With so much star power highlight reel appearances surrounding him, Goldman perhaps was under-appreciated outside the walls of Halas Hall. But inside the Bears’ facility, Goldman’s impact was celebrated. His ability to absorb interior double teams allowed inside linebackers Danny Trevathan and Roquan Smith to shoot gaps and each rack up over 100 tackles, and coupled with Hicks few teams were able to effectively run the ball on the Bears. 

While Goldman indeed only played a little over half of the Bears’ defensive snaps, that was possible because of good depth behind him. Defensive line coach Jay Rodgers — the lone position coach holdover from Fangio’s staff — crafted a plan that allowed Goldman to stay healthy, fresh and effective all season. With Pagano keeping the Bears’ 3-4 base scheme, Goldman will still have a highly important role a year after signing a four-year, $42.04 million contract with $25 million guaranteed. 

3. Roy Robertson-Harris
Usage: 16 games, 33.6 percent of defensive snaps, 27.1 percent of special teams snaps
2019 status: Exclusive rights free agent

Robertson-Harris’ 28 pressures tied for fourth on the team behind the three guys you’d expect to be ahead of him (Khalil Mack, Hicks, Leonard Floyd). He was a disruptive presence able to play just about every defensive line technique, and he used his 6-foot-7 length to bat down two passes, too. 

Robertson-Harris will turn 26 in late July and could still have some untapped potential as a defensive lineman, a position he switched to only a few years ago. 

4. Bilal Nichols
Usage: 14 games, 31.2 percent of defensive snaps, 5.2 percent of special teams snaps
2019 status: $644,870 cap hit

Nichols came up with one of the biggest plays in the early part of the Bears’ season when he dropped Cardinals running back for a three-yard loss on third-and-two just after the two-minute warning, with Arizona driving in Bears territory.

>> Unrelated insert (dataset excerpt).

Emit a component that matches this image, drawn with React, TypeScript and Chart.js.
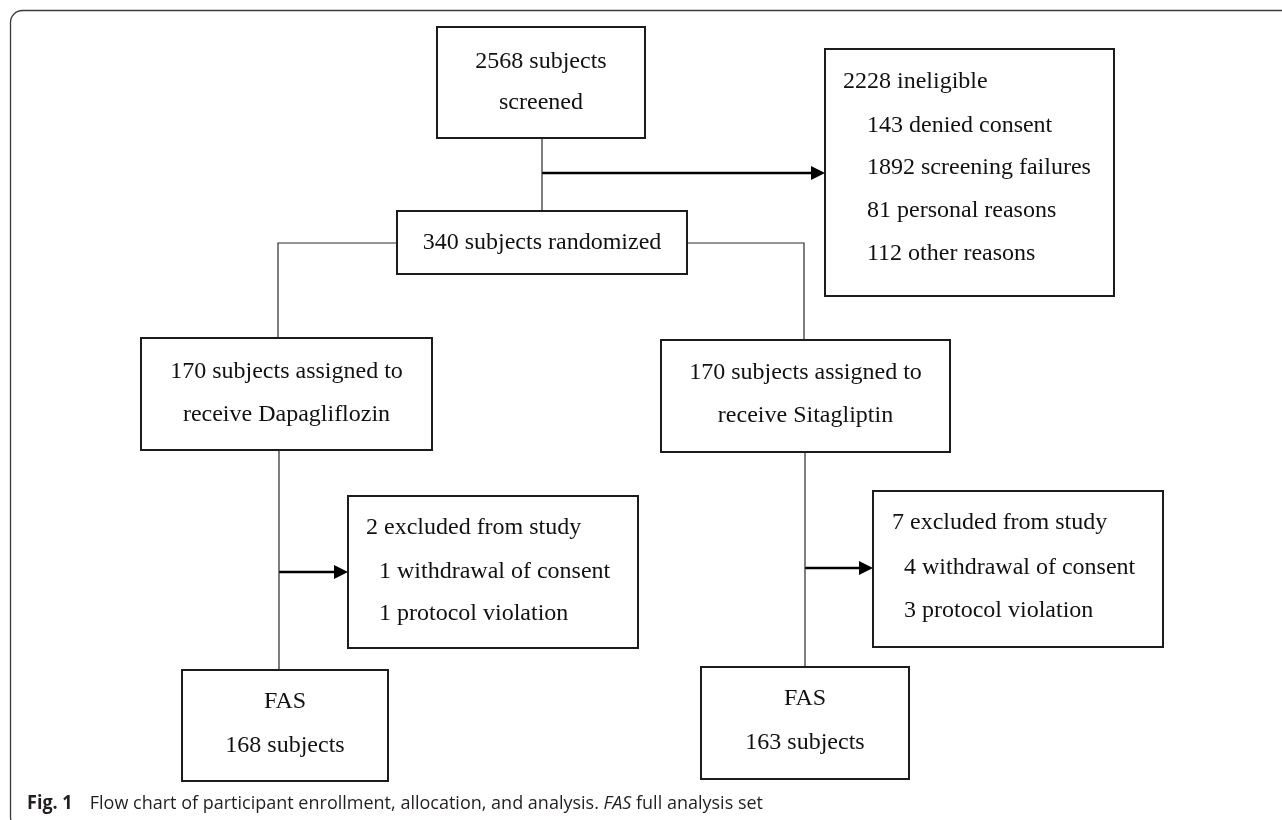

From there, Nichols was good for a few plays per game, immediately fitting in as an adept rotational player a few months removed from being a fifth-round pick.

Nichols tied with Robertson-Harris for fifth on the team with four sacks, and in Week 17 he thoroughly terrorized Minnesota’s offensive line: Four hurries, two hits and one sack (after the sack, he mimicked the “Viking Clap” to a largely empty U.S. Bank Stadium). Ryan Pace appears to have unearthed a solid contributor in Nichols, someone who will be a key part of the team’s defensive line rotation again in 2019. 

5. Jonathan Bullard
Usage: 16 games, 28.3 percent of defensive snaps, 15.1 percent of special teams snaps
2019 status: $1,026,630 cap hit

Bullard hasn’t quite capitalized on the potential that led Pace to draft him in the third round back in 2016, and was passed on the depth chart by Robertson-Harris and Nichols last season. He’s adequate against the run and his cap hit is low enough for him to stick on the roster in 2019. 

6. Nick Williams 
Usage: 2 games, 4.2 percent of defensive snaps
2019 status: Unrestricted free agent

Williams won a camp battle to secure a roster spot, but only appeared in two games (Week 1 and Week 9). 

7. Abdullah Anderson
Usage: Practice squad
2019 status: Reserve/future contract

The Bucknell alum and 2017 Patriot League defensive player of the year hung around the practice squad in 2018, and will get a shot at sticking in that role in 2019. 

Level of need (1-11, with 11 being the highest): 3

Between Hicks, Goldman, Robertson-Harris and Nichols, the Bears have four strong contributors to their defensive line rotation. Add Bullard in there and the “need” lessens, though defensive line is one of those positions where you can never have too many bodies.